But shifting the area boundaries entails starting data redistribution process and it can take considerable time to complete. Therefore, it is highly desirable to avoid the situation of constant changes from decreasing to increasing areas and vice versa. Thus an eligible CPU load is proposed to consider not a specific value but a small range, for example, from 85% to 95%.

If the CPU load has been estimated periodically (for example, at each n step of the iteration) for the time interval expired since the previous estimation, one can decide whether to leave the current distribution of the data (if the CPU load is in the eligible range) or increase the CPU area (if the CPU load is below the range) or reduce the CPU area (if the CPU load is above the range). It is also important to determine how much it is necessary to shift the boundary of areas. It is obvious that the more the CPU load rate differs from the needed the more the area boundary should be changed. On the other hand, moving the areas boundary should be careful when the size of one area highly exceeds the size of the other. As even a small boundary shift can significantly alter the amount of data being processed which in turn can fundamentally change the balance of computational load between the CPU and the accelerator. A sudden change in the ratio of areas size may cause the reverse changes in return at the next step. And if the response is also sharp it will cause constant changes which should be avoided as it was explained earlier. Therefore, near the extreme values of the relative size of the areas the algorithm for moving the areas boundary should be carefully implemented to shift the boundary to small extent.

As a result, the algorithm that determines the magnitude of the area boundary can be described by a function of two variables – a deviation from the eligible CPU load and the current relative size of the areas.

The proposed method can be algorithmized and is suitable for a wide range of computational tasks and does not depend on the characteristics of a particular computing system. Therefore, it can be used for automatic balancing of the computational load. It is planned to implement it in the NORMA compiler [ 10 ]. The main goal is that the compiler would automatically generate all the necessary code to determine the CPU load, to decide whether to shift the boundary of the areas, and to redistribute the data being processed. In the meantime, the method is "manually" implemented in some gas dynamics solving applied program, and the next chapter gives the results of its application. 5

The results of the proposed method applying

The method of automatic balancing of computational load was implemented in a hybrid applied program that solves gas dynamics problem.
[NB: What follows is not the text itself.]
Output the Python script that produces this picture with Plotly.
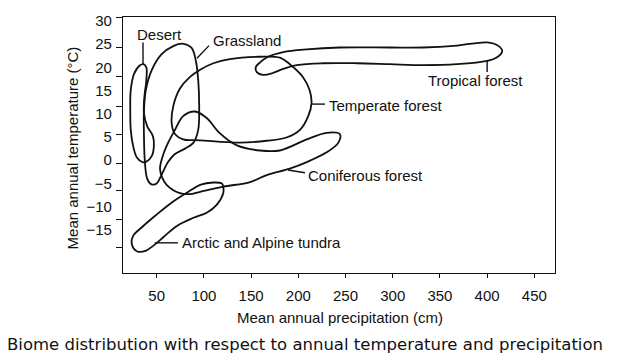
import plotly.graph_objects as go

# ---- data (precipitation cm, temperature °C) ----
desert_p = [36, 39, 39, 37, 36.5, 40, 46, 47, 45, 39, 35, 29, 25, 22.5, 22, 22.5, 26, 32, 36]
desert_t = [20.7, 20, 17.2, 13.8, 10.1, 7.3, 5.2, 3.1, 1.0, -0.3, -0.4, 0.6, 3.1, 6.6, 10.8, 15.1, 18.6, 20.4, 20.7]

grass_p = [78, 87, 91.5, 94, 95, 94, 89, 80, 69, 62, 55, 50, 44.5, 40, 37.5, 36.5, 36.5, 38.5, 44.5, 55, 67.5, 78]
grass_t = [25.1, 24.2, 21.4, 17.2, 11.6, 6.6, 3.8, 2.5, 1.3, -0.4, -3.2, -5.0, -5.2, -4.0, -0.4, 5.2, 10.8, 15.1, 19.3, 22.8, 24.6, 25.1]

temperate_p = [110, 127.5, 159, 180.5, 191, 205, 212, 214, 210.5, 202, 187.5, 166.5, 138, 96, 78, 69.5, 66, 67.5, 74.5, 85, 96, 110]
temperate_t = [20.9, 21.8, 22.3, 22.1, 20.7, 17.9, 15.1, 12.3, 9.5, 6.6, 4.9, 4.2, 3.8, 4.3, 4.5, 5.6, 7.7, 11.6, 15.4, 17.9, 19.5, 20.9]

tropical_p = [167, 184, 209, 244, 297, 332, 368, 400, 411.5, 416, 410.5, 400, 368, 332, 297, 262, 226, 198.5, 184, 173, 162.5, 156, 155, 159.5, 167]
tropical_t = [22.2, 23.3, 23.9, 24.3, 24.3, 24.3, 24.7, 25.4, 24.7, 23.5, 22.2, 21.4, 20.7, 20.5, 20.7, 20.9, 20.9, 20.5, 19.7, 18.8, 18.4, 19.0, 20.1, 21.1, 22.2]

conifer_p = [244, 230, 209, 180.5, 159.5, 135, 116.5, 103, 90.5, 78, 69.5, 60.5, 55.5, 53.5, 55.5, 60.5, 74.5, 85, 96, 120.5, 149, 166.5, 191, 209, 230, 242.5, 244]
conifer_t = [5.6, 5.9, 4.5, 2.1, 2.1, 3.2, 5.9, 9.1, 10.5, 9.5, 6.6, 3.1, 0.3, -1.8, -3.6, -5.3, -7.1, -7.3, -6.8, -5.7, -4.7, -3.2, -1.8, -0.4, 1.7, 3.8, 5.6]

tundra_p = [119, 110, 96, 83.5, 67.5, 50, 34, 25, 23.5, 29, 37.5, 46.5, 57, 71, 89, 103, 113.5, 120.5, 120.5, 119]
tundra_t = [-5.0, -4.8, -5.3, -6.8, -8.9, -11.7, -14.5, -16.3, -18.0, -19.6, -19.6, -18.4, -16.6, -14.2, -12.4, -11.3, -9.6, -7.1, -5.7, -5.0]

# leader lines: (p0, t0, p1, t1)
leaders = {
    "Desert": (35.5, 25.4, 35.5, 20.7),
    "Grassland": (92.7, 22.0, 105.4, 24.7),
    "Tropical forest": (400, 21.4, 400, 19.0),
    "Temperate forest": (214.5, 12.1, 228.3, 12.1),
    "Coniferous forest": (189, -2.1, 207, -2.7),
    "Arctic and Alpine tundra": (48, -17.8, 72.6, -17.8),
}
# label anchor (left edge, middle)
label_pos = {
    "Desert": (27, 27.1),
    "Grassland": (107.5, 25.8),
    "Tropical forest": (335, 17.1),
    "Temperate forest": (230.4, 11.8),
    "Coniferous forest": (208, -3.2),
    "Arctic and Alpine tundra": (74.7, -17.8),
}

x_ticks = [50, 100, 150, 200, 250, 300, 350, 400, 450]
y_ticks = [30, 25, 20, 15, 10, 5, 0, -5, -10, -15]
y_ticktext = ["30", "25", "20", "15", "10", "5", "0", "\u22125", "\u221210", "\u221215"]
y_marks = [30.66, 24.31, 17.97, 11.63, 5.50, -0.63, -6.55, -12.68, -18.82]

FONT = "Liberation Sans, Arial, Helvetica, sans-serif"
INK = "#111111"

fig = go.Figure()
for px_, tx_ in [(desert_p, desert_t), (grass_p, grass_t), (temperate_p, temperate_t),
                 (tropical_p, tropical_t), (conifer_p, conifer_t), (tundra_p, tundra_t)]:
    fig.add_trace(go.Scatter(x=px_, y=tx_, mode="lines",
                             line=dict(color=INK, width=1.8, shape="spline", smoothing=1.0),
                             hoverinfo="skip", showlegend=False))

for name, (p0, t0, p1, t1) in leaders.items():
    fig.add_trace(go.Scatter(x=[p0, p1], y=[t0, t1], mode="lines",
                             line=dict(color=INK, width=1.4), hoverinfo="skip", showlegend=False))

for name, (p, t) in label_pos.items():
    fig.add_annotation(x=p, y=t, text=name, showarrow=False, xanchor="left", yanchor="middle",
                       font=dict(family=FONT, size=15, color=INK))

fig.add_annotation(xref="paper", yref="paper", x=-0.116, y=0.49, text="Mean annual temperature (\u00b0C)",
                   textangle=-90, showarrow=False, xanchor="center", yanchor="middle",
                   font=dict(family=FONT, size=15, color=INK))
fig.add_annotation(xref="paper", yref="paper", x=0.502, y=-0.172, text="Mean annual precipitation (cm)",
                   showarrow=False, xanchor="center", yanchor="middle",
                   font=dict(family=FONT, size=15, color=INK))
fig.add_annotation(xref="paper", yref="paper", x=0.421, y=-0.28,
                   text="Biome distribution with respect to annual temperature and precipitation",
                   showarrow=False, xanchor="center", yanchor="middle",
                   font=dict(family="DejaVu Sans, sans-serif", size=16.5, color=INK))

fig.update_layout(
    width=625, height=353,
    margin=dict(l=115, r=78, t=4, b=88),
    paper_bgcolor="white", plot_bgcolor="white",
    xaxis=dict(range=[14.3, 471.9], tickvals=x_ticks, ticks="outside", ticklen=4, tickcolor=INK,
               showgrid=False, zeroline=False, showline=True, linecolor=INK, linewidth=1.3, mirror=True,
               tickfont=dict(family=FONT, size=15, color=INK), ticklabelstandoff=5),
    yaxis=dict(range=[-24.3, 30.87], tickvals=y_ticks, ticktext=y_ticktext, ticks="",
               showgrid=False, zeroline=False, showline=True, linecolor=INK, linewidth=1.3, mirror=True,
               tickfont=dict(family=FONT, size=15, color=INK), ticklabelstandoff=7,
               ticklabeloverflow="allow",
               minor=dict(tickmode="array", tickvals=y_marks, ticks="outside", ticklen=6,
                          tickcolor=INK, showgrid=False)),
)

fig.write_html("out.html")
The program use MPI technology to engage several nodes of distributed computer system, OpenMP technology for multicore CPU computing within a single node and NVIDIA CUDA technology for GPU computing.

The results below were obtained from K-100 computational cluster [ 11 ] using Intel 15.0.0, nvcc compiler version 6.5, and Intel MPI Library 5.0 Update 1. The program starts 4 MPI processes, each runs on its own computational cluster node with 12 CPU cores and 3 GPUs. Tests were conducted with different number of GPUs, from 1 up to 3, and the method worked properly regardless of the number of GPUs. But because this program is well-suited to GPU calculations, the share of CPU calculations was very small. Therefore, further data for starts using only 1 GPU is given so that the CPU's contribution to the overall computation gets more noticeable and the running processes become more visible. The program also ran on K-60 computational cluster [ 11 ] with more powerful GPUs. The method of automatic balancing of the computational load also worked well there, but the share of calculations on the CPU was even less - 4% with only 1 GPU.

The diagram of the program’s execution time at different values of the GPU area size is presented on Fig. 2. The first 10 columns correspond to program starts with fixed-boundaries areas and without the automatic balancing of the computational load. In this case the GPU area size is set from 100% (when the CPU is not used at all) to 83%. The last 4 columns are starts using automatic computational load balancing, with different initial GPU area size: 100%, 75%, 50% and 0%.

The diagram shows that the least execution time is achieved when GPU area size is set to 87% (and 13% CPU area size respectively). Then with small enlargement of CPU area size the program's execution time begins to grow rapidly – in fact, as much as the CPU area size grows, because it is time of the CPU work that begins to determine the operation time of the entire program.

Of particular interest there are columns that correspond to the starts with the use of automatic computational load balancing. They show that if the initial distribution of the computational load has been chosen roughly correct (d100 – the initial GPU area size is 100% and d75 – the initial GPU area size is 75%), then total program's execution time is close to the ideal. But if the initial distribution has not been chosen correctly (d50 and, in particular, d0), the program spends considerable time to get to its proper distribution.

There are graphs of areas size changes corresponding to the iteration step for program starts with automatic computational load balancing on Fig. 3. The values of computational load have been analyzed and adjusted at each 100th step of the iteration.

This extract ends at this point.